Petitioner urges, and we agree, that arbitration is essentially a matter of contract (Matter of Howard & Co. v Daley, 27 NY2d 285), which contract by statute must be in writing (CPLR 7501). The language whereby a party agrees to or is under a duty to arbitrate should be clear and unequivocal and "the burden lies on the party seeking arbitration” (Matter of Allied Van Lines [Hollander Express], 35 AD2d 191, 193). However, where several writings are involved, all of which contain an arbitration clause, it may fairly be said that it is the over-all intention of the parties as gleaned from such documents which should control. The mere fact that a separate corporate entity is here involved should not be determinative (cf. Mangan v Terminal Transp. System, 247 App Div 853, mot for lv to app den 272 NY 676), nor need that issue necessarily be reached here.
Lewis and petitioner are the sole directors and stockholders of 141 Bowery which has never held a corporate meeting. Its income is derived from the monthly rent of $1,000 paid by Lamp Shade, the greater portion of which is applied to a reduction of the purchase-money mortgage. The second mortgage to Lamp Shade is still outstanding and, apparently, the moneys paid by Lamp Shade to Service as part of the purchase price have never been repaid. Lewis and petitioner each hold a 50% interest in 141 Bowery which as noted above was created solely to take title to the building adjacent to Lamp Shade. Petitioner complains, that the rental paid by Lamp Shade is lower than fair market value; that no directors or
By the terms of the shareholders agreement, the parties agreed to submit to arbitration any dispute of any kind arising out of the conditions and provisions of the agreement, the conduct of the business of Lamp Shade, or the relationship between the parties. The June 13, 1974 agreement embraced both the November 1, 1971 and December 1, 1971 agreements.
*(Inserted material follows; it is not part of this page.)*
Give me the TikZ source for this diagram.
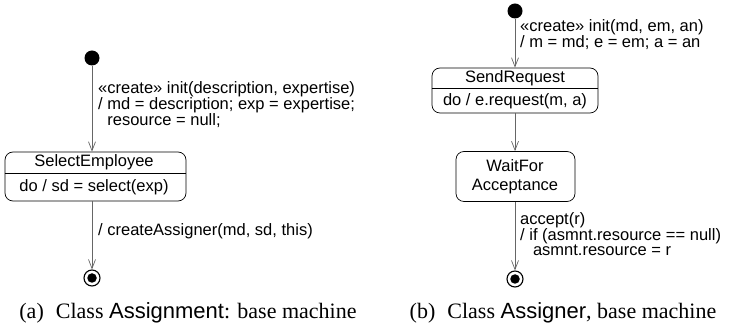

The adequacy and fairness of the rent paid by Lamp Shade to 141 Bowery is in dispute and other items in controversy arise from the relationship of the parties as shareholders of Lamp Shade, and relate in some way to that corporation. Basically, 141 Bowery was the instrument through which the parties carried on the business of Lamp Shade. The absence of a separate, definitive arbitration clause is not fatal to the demand for arbitration (Matter of Microtran Co. [Edelstein], 30 AD2d 938, 939; see, also, Matter of Moskowitz v Surrey Sleep Prods., 30 AD2d 820) and it clearly appears that it was the over-all intention of the parties to resolve any disputes by arbitration.
Accordingly, the judgment entered February 24, 1975, in the Supreme Court, New York County (Fein, J.) staying the proceeding for dissolution of 141 Bowery Corp. pending arbitration and granting respondent’s motion to compel arbitration should be affirmed with costs to respondent.
Stevens, P.J., Kupferman, Lupiano, Birns and Lane, JJ., concur.
Judgment, Supreme Court, New York County unanimously affirmed. Respondent shall recover of appellant $40 costs and disbursements of this appeal.